Caveat: Discipline and Punish

I recently ran across a Time magazine article about South Korea's hagwon industry ("Kids, stop studying so hard!").  It even mentions my city of Ilsan by name.

In some ways, it's a pretty good introduction to the hagwon industry.  It makes several points and observations that have been echoing around my skull in other contexts – most notably, it points out that other countries near the top of the achievement list in education, such as Finland, manage to do so without testing their children into submission. 

But that connects to another point the article makes – that the hagwon system is, in fact, much older than Korea's modernization – there were private "cram schools" in a Confucian mold even in medieval Korea, to help the kids of low- and mid-level aristocrats enter the civil service.

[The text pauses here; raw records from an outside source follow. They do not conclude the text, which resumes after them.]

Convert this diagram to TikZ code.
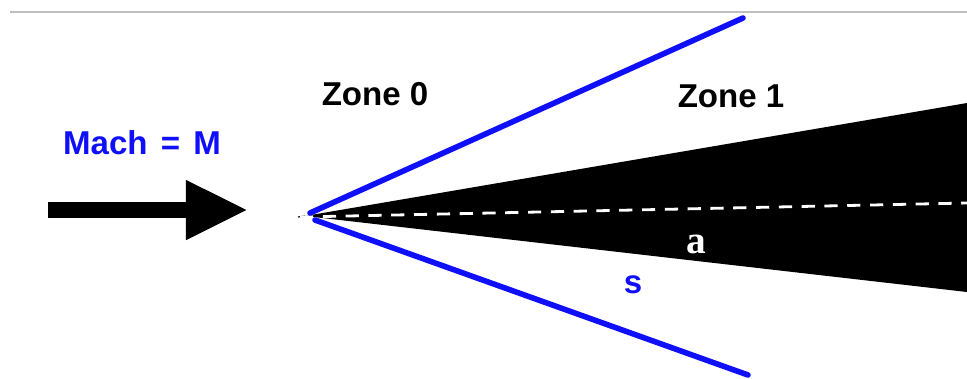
\documentclass[tikz,border=0pt]{standalone}
\usepackage{fontspec}
\setmainfont{Liberation Sans}
\newfontfamily\serifletter{Liberation Serif}
\usepackage{tikz}
\usetikzlibrary{arrows.meta}
\definecolor{shockblue}{RGB}{15,15,250}
\definecolor{rulegray}{RGB}{190,190,190}
\tikzset{
  zonelabel/.style={inner sep=0pt,font=\fontsize{23.5}{26}\selectfont\bfseries},
  machlabel/.style={inner sep=0pt,text=shockblue,font=\fontsize{23.5}{26}\selectfont\bfseries},
  anglelabel/.style={inner sep=0pt,text=white,font=\fontsize{28}{30}\selectfont\serifletter\bfseries},
  shock/.style={draw=shockblue,line width=0.14cm,line cap=round},
  axisline/.style={draw=white,line width=0.07cm,dash pattern=on 0.33cm off 0.24cm},
  flowarrow/.style={line width=0.42cm,-{Triangle[length=1.55cm,width=1.38cm]}}
}
\begin{document}
\begin{tikzpicture}[x=0.025cm,y=-0.025cm]
  \useasboundingbox (0,0) rectangle (967,378);
  % frame line at the top
  \draw[rulegray,line width=0.05cm] (10,12) -- (967,12);
  % wedge
  \coordinate (apex) at (305,216);
  \fill[black] (apex) -- (967,103) -- (967,292) -- cycle;
  \draw[black,line width=0.03cm] (298,217) -- (apex);
  \draw[axisline] (300,217) -- (967,203);
  % oblique shocks
  \draw[shock] (310,213) -- (743,18);
  \draw[shock] (315,220) -- (748,375);
  % free stream
  \draw[flowarrow] (48,210) -- (248,210);
  \node[machlabel] (mach) at (142,143) {Mach\hspace{0.4em}=\hspace{0.4em}M};
  \node[zonelabel] (zone0) at (375,94) {Zone 0};
  \node[zonelabel] (zone1) at (731,96) {Zone 1};
  \node[anglelabel] (alpha) at (696,244) {a};
  \node[machlabel] (sigma) at (633,285) {s};
\end{tikzpicture}
\end{document}
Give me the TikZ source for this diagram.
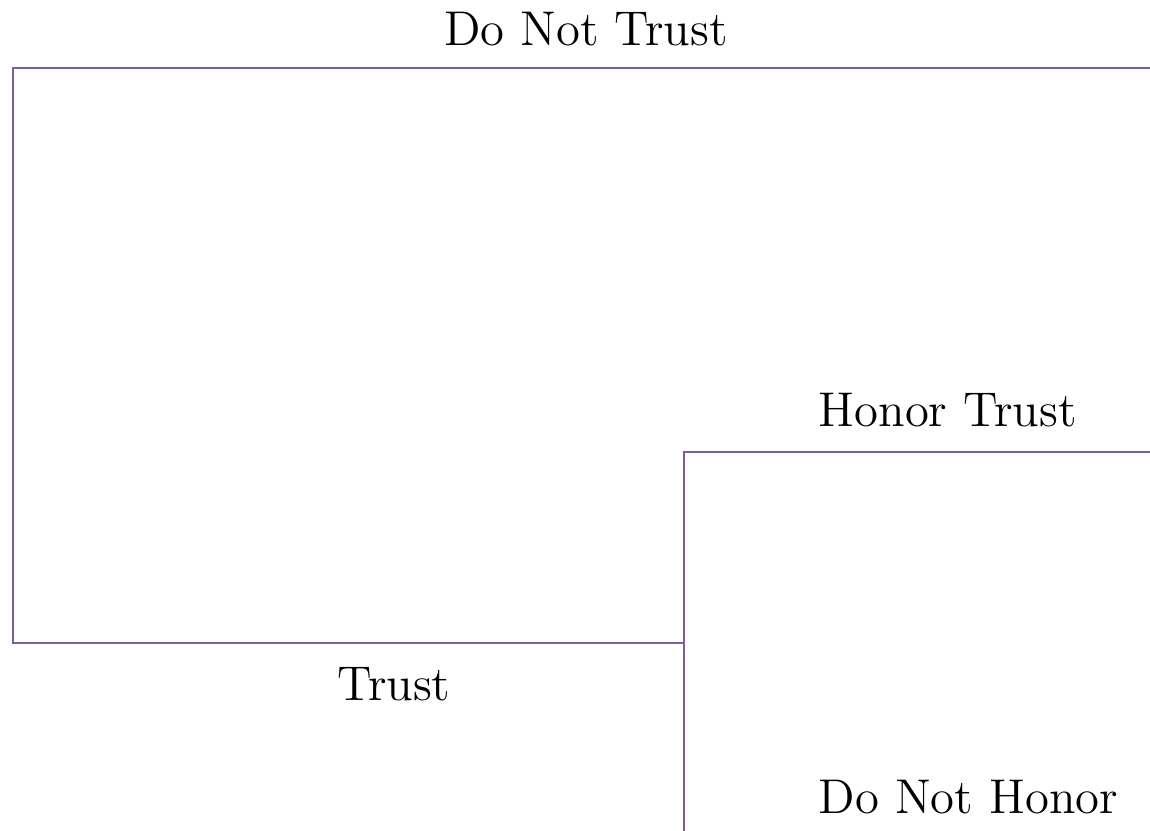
\documentclass[tikz,border=0pt]{standalone}
\begin{document}
\begin{tikzpicture}[x=0.25pt,y=-0.25pt,
  branch/.style={draw=edgepurple,line width=0.55pt},
  lbl/.style={inner sep=0pt,font=\fontsize{12.2}{14}\selectfont}]
\definecolor{edgepurple}{RGB}{123,94,160}
\useasboundingbox (0,0) rectangle (1150,831);
% decision points
\coordinate (root) at (13,68);
\coordinate (rootEnd) at (1150,68);
\coordinate (corner) at (13,643);
\coordinate (second) at (684,643);
\coordinate (honorStart) at (684,452);
\coordinate (honorEnd) at (1150,452);
\coordinate (bottomEnd) at (684,831);
% branches
\draw[branch] (rootEnd) -- (root) -- (corner) -- (second);
\draw[branch] (bottomEnd) -- (honorStart) -- (honorEnd);
% labels
\node[lbl,anchor=base] (dnt) at (586,46) {Do Not Trust};
\node[lbl,anchor=base west] (ht) at (818,427) {Honor Trust};
\node[lbl,anchor=base] (tr) at (394,701) {Trust};
\node[lbl,anchor=base west] (dnh) at (818,814) {Do Not Honor};
\end{tikzpicture}
\end{document}
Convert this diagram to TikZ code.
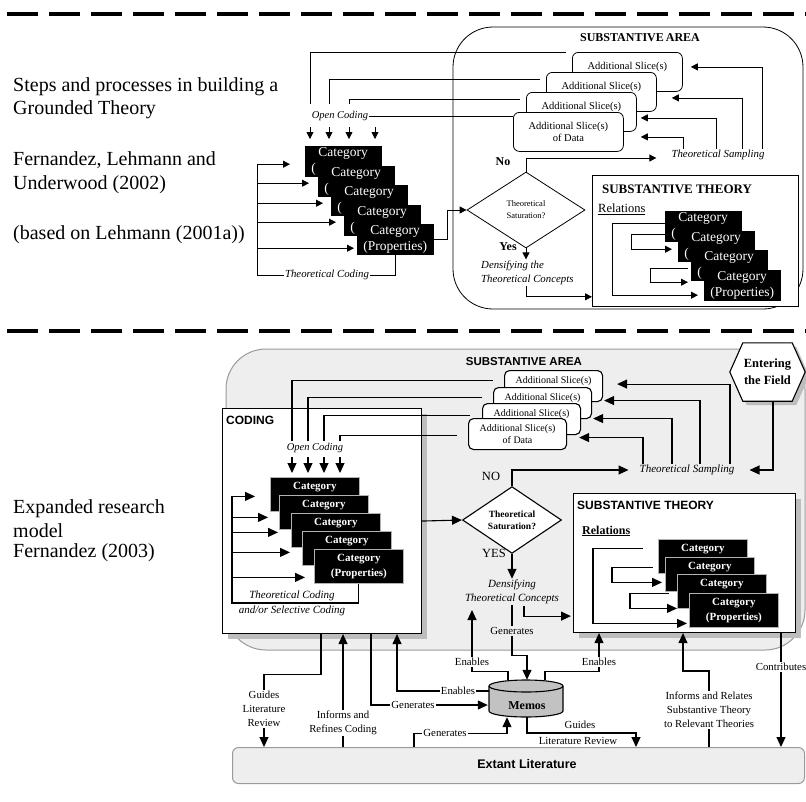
\documentclass[tikz,border=0pt]{standalone}
\usepackage{fontspec}
\setmainfont{Liberation Serif}
\setsansfont{Liberation Sans}
\usetikzlibrary{arrows.meta,shapes.geometric,calc,shadows}
\newcommand\fsz[2]{\fontsize{#1}{#2}\selectfont}
% text of a category box that is partly covered by the next one
\newcommand\covcat{Category\\(\phantom{Properties)}}
\newcommand\covcatb{Category\\\phantom{(Properties)}}
\definecolor{areagray}{HTML}{EEEEEE}
\definecolor{edgegray}{HTML}{9A9A9A}
\definecolor{shadowgray}{HTML}{BDBDBD}
\definecolor{memogray}{HTML}{C2C2C2}
\begin{document}
\begin{tikzpicture}[x=1pt,y=-1pt,
  tl/.style={line width=0.8pt},
  ta/.style={tl,-{Triangle[length=7pt,width=7pt]}},
  bl/.style={line width=1.1pt},
  ba/.style={bl,-{Triangle[length=10pt,width=9pt]}},
  sepline/.style={line width=3.6pt,dash pattern=on 31pt off 11pt},
  ltxt/.style={anchor=west,inner sep=0pt,font=\fsz{20}{24}},
  tcat/.style={anchor=north west,fill=black,draw=black,text=white,minimum width=76pt,
    minimum height=30pt,inner sep=0pt,align=center,font=\fsz{13.5}{16}},
  bcat/.style={anchor=north west,fill=black,draw=gray!60,line width=0.8pt,text=white,
    minimum width=89pt,minimum height=34pt,inner sep=0pt,align=center,font=\bfseries\fsz{11}{14.5}},
  tslice/.style={anchor=north west,draw,tl,fill=white,rounded corners=6pt,minimum width=110pt,
    minimum height=39pt,inner sep=0pt,align=center,font=\fsz{10.5}{11.5}},
  bslice/.style={anchor=north west,draw,bl,fill=white,rounded corners=5pt,minimum width=98pt,
    minimum height=31pt,inner sep=0pt,align=center,font=\fsz{10}{12}},
  ital/.style={inner sep=1pt,align=center,font=\itshape\fsz{10.8}{14}},
  lbl/.style={inner sep=1pt,align=center,font=\fsz{10.8}{14}},
  lblw/.style={lbl,fill=white},
  boxshadow/.style={drop shadow={shadow xshift=5pt,shadow yshift=-5pt,fill=shadowgray,opacity=1}}
]
\useasboundingbox (0,0) rectangle (806,801);

% separators between the two models
\draw[sepline] (7,14) -- (806,14);
\draw[sepline] (7,331) -- (806,331);

% ================= upper model =================
\node[ltxt] at (13,87) {Steps and processes in building a};
\node[ltxt] at (13,110) {Grounded Theory};
\node[ltxt] at (13,160) {Fernandez, Lehmann and};
\node[ltxt] at (13,185) {Underwood (2002)};
\node[ltxt] at (13,235) {(based on Lehmann (2001a))};

% substantive area
\draw[tl,rounded corners=40pt] (453,27) rectangle (803,309);
\node[font=\bfseries\fsz{12}{14}] (tareat) at (640,38) {SUBSTANTIVE\,AREA};

% slices of data
\foreach \n/\x/\y in {1/572/52,2/546/72,3/526/92}
  \node[tslice] (ts\n) at (\x,\y) {Additional Slice(s)\\\phantom{of Data}};
\node[tslice] (ts4) at (513,112) {Additional Slice(s)\\of Data};

% open coding
\node[ital,font=\itshape\fsz{10.5}{12}] (toc) at (340,116) {Open Coding};
\draw[tl] (310,104) |- ($(ts1.north west)+(-6,0)$);
\draw[tl] (329,104) |- ($(ts2.north west)+(-6,7)$);
\draw[tl] (349,104) |- ($(ts3.north west)+(-6,7)$);
\draw[tl] (toc.east) -- (toc.east -| ts4.west);
\foreach \x in {310,329,349,375}
  \draw[ta] (\x,127) -- (\x,139);

% categories
\foreach \n/\x/\y in {1/305/146,2/318/166,3/331/185,4/344/205}
  \node[tcat] (tc\n) at (\x,\y) {\covcat};
\node[tcat] (tc5) at (357,224) {Category\\(Properties)};

% theoretical coding
\coordinate (tcx) at (257,0);
\path ($(tc1.west)+(-15,3)$) coordinate (tt1)
      ($(tc2.west)+(-9,2)$) coordinate (tt2)
      ($(tc3.west)+(-8,3)$) coordinate (tt3)
      ($(tc4.west)+(-8,2)$) coordinate (tt4)
      ($(tc5.west)+(-3,9)$) coordinate (tt5);
\foreach \n in {1,...,5}
  \draw[ta] (tcx |- tt\n) -- (tt\n);
\node[ital] (ttc) at (327,275) {Theoretical Coding};
\draw[tl] (tcx |- tt1) |- (ttc.west);
\draw[tl] (ttc.east) -| (tc5.south);

% saturation
\node[draw,tl,diamond,fill=white,minimum width=118pt,minimum height=76pt,inner sep=0pt,
  align=center,font=\fsz{8.5}{12}] (tdia) at (526,210) {Theoretical\\Saturation?};
\draw[ta] (tc5.east) -- ++(14,0) |- (tdia.west);
\node[font=\bfseries\fsz{12}{14}] at (503,162) {No};
\node[font=\bfseries\fsz{12}{14}] at (508,247) {Yes};

% theoretical sampling
\node[ital] (tsamp) at (718,155) {Theoretical Sampling};
\draw[ta] (tdia.north) |- ($(tsamp.west)+(-14,3)$);
\draw[ta] ($(tsamp.north)+(44,0)$) |- ($(ts1.east)+(8,-5)$);
\draw[ta] ($(tsamp.north)+(24,0)$) |- ($(ts2.east)+(15,6)$);
\draw[ta] ($(tsamp.north)+(-2,0)$) |- ($(ts3.east)+(4,6)$);
\draw[ta] ($(tsamp.north)+(-35,0)$) |- ($(ts4.east)+(17,5)$);

% densifying
\draw[ta] (tdia.south) -- ++(0,11);
\node[ital,anchor=north west,align=left] (tdens) at (480,260) {Densifying the\\Theoretical Concepts};

% substantive theory
\node[draw,tl,fill=white,anchor=north west,minimum width=206pt,minimum height=131pt,inner sep=0pt]
  (tst) at (592,175) {};
\draw[ta] ($(tdens.south west)+(46,0)$) |- ($(tst.south west)+(0,-10)$);
\node[font=\bfseries\fsz{13}{15}] at (677,189) {SUBSTANTIVE THEORY};
\node[anchor=west,inner sep=0pt,font=\fsz{12.5}{14}] at (598,209) {\underline{Relations}};
\foreach \n/\x/\y in {1/665/211,2/678/231,3/691/250}
  \node[tcat] (tsc\n) at (\x,\y) {\covcat};
\node[tcat] (tsc4) at (704,270) {Category\\(Properties)};
\draw[ta] ($(tsc1.west)+(0,-3)$) -- ++(-53,0) -- ++(0,72) -- ($(tsc4.west)+(-6,10)$);
\draw[ta] ($(tsc1.west)+(0,8)$) -- ++(-34,0) -- ++(0,15) -- ($(tsc2.west)+(-6,3)$);
\draw[ta] ($(tsc3.west)+(-3,3)$) -- ++(-38,0) -- ++(0,14) -- ($(tsc3.west)+(-3,17)$);

% ================= lower model =================
\node[ltxt] at (13,509) {Expanded research};
\node[ltxt] at (13,531) {model};
\node[ltxt] at (13,553) {Fernandez (2003)};

% substantive area
\draw[draw=edgegray,fill=areagray,line width=1pt,rounded corners=40pt] (226,349) rectangle (805,650);
\node[font=\sffamily\bfseries\fsz{11.5}{14}] (bareat) at (524,362) {SUBSTANTIVE AREA};

% entering the field
\node[inner sep=0pt,minimum width=75pt,minimum height=58pt] (field) at (767.5,372) {};
\filldraw[bl,fill=white,drop shadow={shadow xshift=4pt,shadow yshift=-4pt,fill=shadowgray,opacity=1}]
  (field.west) -- ($(field.north west)+(13,0)$) -- ($(field.north east)+(-13,0)$)
  -- (field.east) -- ($(field.south east)+(-13,0)$) -- ($(field.south west)+(13,0)$) -- cycle;
\node[align=center,font=\bfseries\fsz{12.5}{17}] at (field.center) {Entering\\the Field};

% slices of data
\node[bslice] (bs1) at (504,370) {Additional Slice(s)\\\phantom{of Data}};
\node[bslice] (bs2) at (493,387) {Additional Slice(s)\\\phantom{of Data}};
\node[bslice] (bs3) at (482,403) {Additional Slice(s)\\\phantom{of Data}};
\node[bslice] (bs4) at (468,418) {Additional Slice(s)\\of Data};

% coding
\node[draw,bl,fill=white,boxshadow,anchor=north west,minimum width=199pt,minimum height=225pt,inner sep=0pt]
  (bcode) at (222,408) {};
\node[anchor=west,inner sep=0pt,font=\sffamily\bfseries\fsz{12}{14}] at (226,420) {CODING};
\node[ital,font=\itshape\fsz{10.5}{12}] (boc) at (315,448) {Open Coding};
\draw[bl] (292,441) |- ($(bs1.west)+(-11,-6)$);
\draw[bl] (308,441) |- ($(bs2.west)+(-11,-6)$);
\draw[bl] (324,441) |- ($(bs3.west)+(-12,-4)$);
\draw[bl] (340,441) |- ($(bs4.west)+(-11,1.5)$);
\foreach \x in {292,308,324,340}
  \draw[ba] (\x,457) -- (\x,473);

\foreach \n/\x/\y in {1/270/477,2/279/495,3/291/513,4/302/531}
  \node[bcat] (bc\n) at (\x,\y) {\covcatb};
\node[bcat] (bc5) at (314,549) {Category\\(Properties)};

\coordinate (bcx) at (232,0);
\path ($(bc1.west)+(-15,2)$) coordinate (bt1)
      ($(bc2.west)+(-11,5)$) coordinate (bt2)
      ($(bc3.west)+(-13,2)$) coordinate (bt3)
      ($(bc4.west)+(-12,4)$) coordinate (bt4)
      ($(bc5.west)+(-9,11)$) coordinate (bt5);
\foreach \n in {1,...,5}
  \draw[ba] (bcx |- bt\n) -- (bt\n);
\draw[bl] (bcx |- bt1) -- (232,603) -| (bc5.south);
\node[ital,font=\itshape\fsz{11}{15}] at (292,603.5) {Theoretical Coding\\and/or Selective Coding};

% saturation
\node[draw,bl,diamond,fill=white,minimum width=99pt,minimum height=56pt,inner sep=0pt,
  align=center,font=\bfseries\fsz{9.5}{12}] (bdia) at (512,520) {Theoretical\\Saturation?};
\draw[ba] (bcode.east) -- (bdia.west);
\node[font=\fsz{12.5}{14}] at (491,476) {NO};
\node[font=\fsz{12.5}{14}] at (494,553) {YES};

% theoretical sampling
\node[ital,font=\itshape\fsz{11}{14}] (bsamp) at (687,470) {Theoretical Sampling};
\draw[ba] (bdia.north) |- ($(bsamp.west)+(-10,0)$);
\coordinate (fsouth) at (773,401);
\draw[ba] (fsouth) |- ($(bsamp.east)+(14,0)$);
\draw[ba] ($(bsamp.north)+(43,0)$) |- ($(bs1.east)+(14,-2)$);
\draw[ba] ($(bsamp.north)+(13,0)$) |- ($(bs2.east)+(12,-2.5)$);
\draw[ba] ($(bsamp.north)+(-15,0)$) |- ($(bs3.east)+(12,-0.5)$);
\draw[ba] ($(bsamp.north)+(-44,0)$) |- ($(bs4.east)+(12,3.5)$);

% densifying
\node[ital,font=\itshape\fsz{11}{14}] (bdens) at (512,592) {Densifying\\Theoretical Concepts};
\draw[ba] (bdia.south) -- (bdens.north);

% substantive theory
\node[draw,bl,fill=white,boxshadow,anchor=north west,minimum width=222pt,minimum height=139pt,inner sep=0pt]
  (bst) at (573,493) {};
\draw[ba] ($(bdens.south)+(12,1)$) |- ($(bst.south west)+(-2,-17)$);
\node[anchor=west,inner sep=0pt,font=\sffamily\bfseries\fsz{12}{14}] at (577,505) {SUBSTANTIVE THEORY};
\node[anchor=west,inner sep=0pt,font=\bfseries\fsz{12}{14}] at (582,531) {\underline{Relations}};
\foreach \n/\x/\y in {1/658/539,2/665/557,3/677/574}
  \node[bcat] (bsc\n) at (\x,\y) {\covcatb};
\node[bcat] (bsc4) at (689,593) {Category\\(Properties)};
\draw[ba] ($(bsc1.west)+(-15,-8)$) -- ++(-50,0) -- ++(0,75) -- ($(bsc4.west)+(-2,13)$);
\draw[ba] ($(bsc2.west)+(-12,-7)$) -- ++(-41,0) -- ++(0,15) -- ($(bsc2.west)+(-3,8)$);
\draw[ba] ($(bsc3.west)+(-8,2)$) -- ++(-39,0) -- ++(0,15) -- ($(bsc3.west)+(0,17)$);

% extant literature
\node[draw=edgegray,fill=areagray,line width=1pt,rounded corners=6pt,anchor=north west,
  minimum width=572pt,minimum height=36pt,inner sep=0pt] (ext) at (232,747) {};
\node[font=\sffamily\bfseries\fsz{12.5}{14}] at (527,764) {Extant Literature};

% memos
\node[inner sep=0pt,minimum width=74pt,minimum height=38pt] (memos) at (526,699) {};
\fill[memogray] (489,686) -- (489,711) arc[start angle=180,end angle=360,x radius=37pt,y radius=6pt]
  -- (563,686) arc[start angle=0,end angle=180,x radius=37pt,y radius=6pt] -- cycle;
\draw[bl] (489,686) -- (489,711) arc[start angle=180,end angle=360,x radius=37pt,y radius=6pt] -- (563,686);
\draw[bl] (526,686) ellipse[x radius=37pt,y radius=6pt];
\node[font=\bfseries\fsz{12}{14}] at ($(memos.center)+(1,7)$) {Memos};

% memo links
\coordinate (densin) at (472,610);
\draw[ba] (bdens.south) -- ++(0,50) -| ($(memos.north)+(1,0)$);
\node[lbl,fill=areagray] at (512,631) {Generates};
\draw[ba] ($(memos.north)+(-18,0)$) -- ++(0,-8) -| (densin);
\node[lblw] at (472,662) {Enables};
\draw[ba] ($(memos.north)+(19,0)$) -- ++(0,-8) -| ($(bst.south west)+(26,0)$);
\node[lblw] at (599,662) {Enables};
\draw[ba] ($(memos.west)+(0,-8)$) -| ($(bcode.south west)+(175,0)$);
\node[lblw] at (458,691) {Enables};
\draw[ba] ($(bcode.south west)+(149,0)$) |- ($(memos.west)+(-1,6)$);
\node[lblw] at (413,705) {Generates};
\draw[ba] ($(ext.north west)+(182,0)$) |- ($(memos.south)+(-19,15)$) -- ($(memos.south)+(-19,-1)$);
\node[lblw] at (445,733) {Generates};
\draw[ba] ($(memos.south)+(1,-1)$) |- ($(ext.north west)+(404,-14)$) -- ($(ext.north west)+(404,0)$);
\node[lbl] at (580,725) {Guides};
\node[lbl] at (578,741) {Literature Review};

% coding and literature
\draw[ba] ($(bcode.south west)+(99,0)$) -- ++(0,40) -| ($(ext.north west)+(32,0)$);
\node[lblw] at (264,709) {Guides\\Literature\\Review};
\draw[ba] ($(ext.north west)+(111,0)$) -- ($(bcode.south west)+(121,0)$);
\node[lblw] at (343,723) {Informs and\\Refines Coding};

% theory and literature
\draw[ba] ($(ext.north west)+(477,0)$) -- ++(0,-76) -| ($(bst.south west)+(110,0)$);
\node[lblw] at (709,710) {Informs and Relates\\Substantive Theory\\to Relevant Theories};
\draw[ba] ($(bst.south west)+(208,0)$) -- ($(ext.north west)+(549,0)$);
\node[lblw] at (781,667) {Contributes};
\end{tikzpicture}
\end{document}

But that connects to a point I've been thinking about that the article doesn't mention:  in a Foucauldian sense, the hagwon system might be viewed as a sophisticated and highly successful means of social control (this blog post's title references the philospher's work that I obliquely [broken link! FIXME] have in mind).  Perhaps forcing high proportions of the country's youth into perpetual states of anxiety and sleep deprivation not only achieves those remarkable and famous South Korean suicide rates, but also guarantees a sort of social quietude that is the envy of many other countries.  I'm speaking a little bit tongue-in-cheek, of course.